If by "string" you mean a std::string object, it's because objects are never uninitialized. When you do:
std::string s;
then the default constructor of std::string is invoked, and the object is initialized.
Variables of primitive data types (such as int and float), unless declared to have static storage duration, will have garbage if not explicitly initialized, however. Making attempts to read and use that garbage rightly trigger warnings. (Variables of primitive data types that do have static storage duration (i.e., global variables or variables declared as static) are implicitly initialized to 0.)
So then is it a better practice to declare variable in global space (I hope not)?
No, a better practice would be to initialize your variables.
The best way to explain why you should never use an uninitialized variable in a function call is because this is logically invalid and sometimes both logically invalid and the syntax is invalid.
To see if your program is logically valid use the box method and trace your program. Global box has global variables in it, int main has its own box which holds its local variables, and when functions are called create a new box for that function and fill it with its parameters and local variables. Go line by line and change variable values as they change in the program. Remember to use only constants as global variables. When writhing a function be careful when you pass by reference that you understand that the function is given that variables address in memory and can change that value. When using pass by value use this kind of syntax in your functions declaration:
int Multiplication(const int Var1, const int Var2);
This protects the values you pass to multiplication.The syntax of c++ is made for speed, and it does not keep you from being logically incorrect.
int salary;
load(salary);
What value do you think you are passing to load here? You're passing a nonsense value.

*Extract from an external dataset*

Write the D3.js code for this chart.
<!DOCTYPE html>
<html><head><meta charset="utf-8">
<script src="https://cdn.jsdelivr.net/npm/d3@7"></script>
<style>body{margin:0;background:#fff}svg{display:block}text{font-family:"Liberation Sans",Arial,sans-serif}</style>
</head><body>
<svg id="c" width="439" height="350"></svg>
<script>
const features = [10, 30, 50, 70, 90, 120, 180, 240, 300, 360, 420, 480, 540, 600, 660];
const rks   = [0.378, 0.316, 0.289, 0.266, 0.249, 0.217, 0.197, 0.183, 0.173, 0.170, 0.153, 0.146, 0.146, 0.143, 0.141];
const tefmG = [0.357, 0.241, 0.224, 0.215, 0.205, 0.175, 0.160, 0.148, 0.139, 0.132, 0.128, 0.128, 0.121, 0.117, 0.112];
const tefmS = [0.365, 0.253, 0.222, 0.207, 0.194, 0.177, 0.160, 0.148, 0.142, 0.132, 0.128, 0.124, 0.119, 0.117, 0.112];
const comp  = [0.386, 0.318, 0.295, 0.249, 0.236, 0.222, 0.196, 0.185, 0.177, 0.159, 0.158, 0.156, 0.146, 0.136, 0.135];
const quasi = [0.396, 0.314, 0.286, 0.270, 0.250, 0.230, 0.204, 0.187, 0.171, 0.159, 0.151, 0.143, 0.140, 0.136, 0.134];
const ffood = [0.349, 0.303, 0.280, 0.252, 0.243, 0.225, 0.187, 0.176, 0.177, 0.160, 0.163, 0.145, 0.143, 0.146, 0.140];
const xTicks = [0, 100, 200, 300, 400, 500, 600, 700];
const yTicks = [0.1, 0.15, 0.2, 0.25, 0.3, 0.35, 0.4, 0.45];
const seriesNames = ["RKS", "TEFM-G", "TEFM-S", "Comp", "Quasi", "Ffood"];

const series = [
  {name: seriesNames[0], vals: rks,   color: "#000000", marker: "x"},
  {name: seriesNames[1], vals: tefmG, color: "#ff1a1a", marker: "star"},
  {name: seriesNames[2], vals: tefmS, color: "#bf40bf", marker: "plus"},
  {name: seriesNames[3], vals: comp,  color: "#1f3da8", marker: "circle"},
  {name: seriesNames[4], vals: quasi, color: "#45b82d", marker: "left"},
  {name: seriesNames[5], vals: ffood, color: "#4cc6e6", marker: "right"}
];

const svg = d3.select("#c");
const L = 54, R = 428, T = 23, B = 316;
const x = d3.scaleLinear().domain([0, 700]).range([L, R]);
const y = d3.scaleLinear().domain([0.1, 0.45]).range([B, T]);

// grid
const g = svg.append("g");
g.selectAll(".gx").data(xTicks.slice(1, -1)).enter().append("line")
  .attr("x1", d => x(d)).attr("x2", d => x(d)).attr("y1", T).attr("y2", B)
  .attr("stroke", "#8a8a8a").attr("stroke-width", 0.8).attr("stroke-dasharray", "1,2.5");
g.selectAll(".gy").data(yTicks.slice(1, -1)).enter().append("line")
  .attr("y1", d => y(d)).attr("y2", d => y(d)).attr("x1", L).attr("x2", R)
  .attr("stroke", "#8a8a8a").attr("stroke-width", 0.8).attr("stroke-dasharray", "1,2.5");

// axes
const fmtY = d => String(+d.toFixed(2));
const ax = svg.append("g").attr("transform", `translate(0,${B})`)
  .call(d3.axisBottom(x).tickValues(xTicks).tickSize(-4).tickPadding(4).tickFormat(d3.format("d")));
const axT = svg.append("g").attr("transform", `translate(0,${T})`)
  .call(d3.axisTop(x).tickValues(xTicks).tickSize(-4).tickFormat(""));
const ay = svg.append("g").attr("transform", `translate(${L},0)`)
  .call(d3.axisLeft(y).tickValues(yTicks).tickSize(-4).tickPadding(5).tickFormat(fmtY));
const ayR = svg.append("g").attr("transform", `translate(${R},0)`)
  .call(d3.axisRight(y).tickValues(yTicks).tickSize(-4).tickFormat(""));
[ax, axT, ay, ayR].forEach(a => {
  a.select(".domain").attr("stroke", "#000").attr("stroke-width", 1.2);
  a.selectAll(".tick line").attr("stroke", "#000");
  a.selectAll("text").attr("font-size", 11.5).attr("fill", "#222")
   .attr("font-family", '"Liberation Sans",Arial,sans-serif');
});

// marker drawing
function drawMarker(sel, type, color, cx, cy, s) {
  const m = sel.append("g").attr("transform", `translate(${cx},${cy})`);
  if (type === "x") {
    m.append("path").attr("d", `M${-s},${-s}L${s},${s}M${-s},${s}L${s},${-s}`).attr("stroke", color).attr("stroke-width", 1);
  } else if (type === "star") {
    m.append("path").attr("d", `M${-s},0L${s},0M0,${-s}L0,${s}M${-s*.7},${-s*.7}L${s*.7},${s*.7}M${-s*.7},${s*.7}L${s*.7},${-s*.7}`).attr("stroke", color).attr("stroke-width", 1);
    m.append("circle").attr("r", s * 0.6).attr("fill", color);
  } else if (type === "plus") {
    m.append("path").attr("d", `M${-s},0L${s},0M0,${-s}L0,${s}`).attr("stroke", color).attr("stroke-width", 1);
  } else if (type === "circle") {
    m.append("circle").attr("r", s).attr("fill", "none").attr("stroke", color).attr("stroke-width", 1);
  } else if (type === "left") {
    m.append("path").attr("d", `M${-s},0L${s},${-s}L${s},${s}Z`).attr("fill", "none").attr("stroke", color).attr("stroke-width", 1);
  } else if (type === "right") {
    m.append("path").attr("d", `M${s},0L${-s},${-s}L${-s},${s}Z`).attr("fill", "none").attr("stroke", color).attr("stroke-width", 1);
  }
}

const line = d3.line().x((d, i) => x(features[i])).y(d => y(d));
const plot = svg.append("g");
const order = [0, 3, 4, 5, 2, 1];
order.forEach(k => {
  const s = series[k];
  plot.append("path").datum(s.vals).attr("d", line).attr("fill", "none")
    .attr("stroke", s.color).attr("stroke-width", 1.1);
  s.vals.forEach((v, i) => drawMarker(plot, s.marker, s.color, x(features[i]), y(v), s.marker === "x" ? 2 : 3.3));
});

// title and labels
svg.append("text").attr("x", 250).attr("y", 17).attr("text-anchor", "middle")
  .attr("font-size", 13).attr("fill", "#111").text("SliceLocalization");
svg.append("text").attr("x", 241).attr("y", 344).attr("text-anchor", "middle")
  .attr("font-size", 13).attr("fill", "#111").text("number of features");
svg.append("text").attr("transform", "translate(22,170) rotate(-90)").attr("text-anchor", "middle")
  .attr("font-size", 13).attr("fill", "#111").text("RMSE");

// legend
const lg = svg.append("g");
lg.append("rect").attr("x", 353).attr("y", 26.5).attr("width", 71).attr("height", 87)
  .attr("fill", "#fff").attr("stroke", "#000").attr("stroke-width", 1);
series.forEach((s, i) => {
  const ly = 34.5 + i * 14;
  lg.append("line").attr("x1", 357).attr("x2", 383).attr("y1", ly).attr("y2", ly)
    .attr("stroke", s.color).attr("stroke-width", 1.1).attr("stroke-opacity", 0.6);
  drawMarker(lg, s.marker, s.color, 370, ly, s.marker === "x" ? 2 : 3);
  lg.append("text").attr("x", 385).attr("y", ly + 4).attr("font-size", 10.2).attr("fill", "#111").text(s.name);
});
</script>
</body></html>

To be clear, you are not passing an "uninitialized variable", you are passing the value of an uninitialized variable. If you do:
int j=3;
load(j);
You are passing the value of j, that is, 3, to load. If you don't specify otherwise, C++ passes by value.

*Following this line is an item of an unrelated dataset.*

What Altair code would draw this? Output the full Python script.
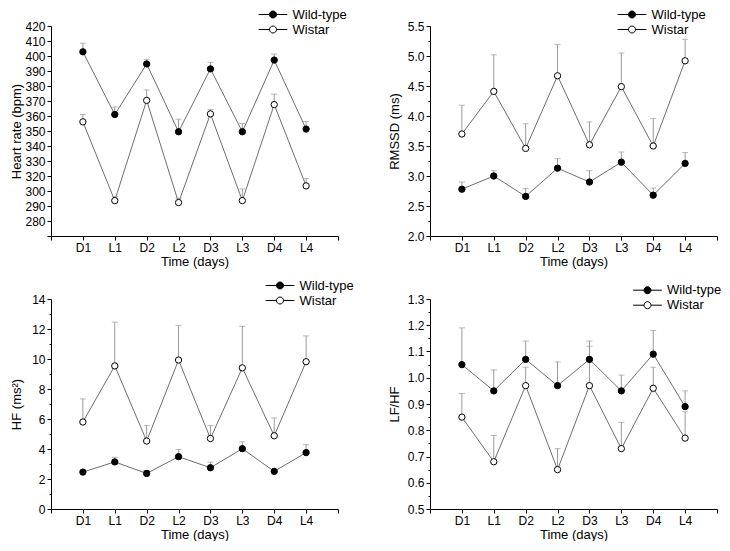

You'd have the same problem with a global variable:
int foo;
int returnit(int j)
{
return j;
}
int main(void)
{
int j=returnit(foo);
What value do you think j should have here?! You still have to initialize a variable to some particular value before you can pass its value to a function.
To add on David's answer, what you probably wanted to do (I'm guessing) is to modify the original salary variable. To do this you need to pass a reference to the variable, like this:
void load(int& sal)
{
cout << "your salary: " << endl;
cin >> sal;
cout << sal << endl;
}
Note the '&' after int in the function signature.
Also note that you use 'salary' in load() where it's not defined. You should use 'sal' instead.
That way the compiler knows that load() receives a reference to a variable, so if you modify it inside the function, the variable you sent to the function (salary) also changes.
The call itself to the function remains the same.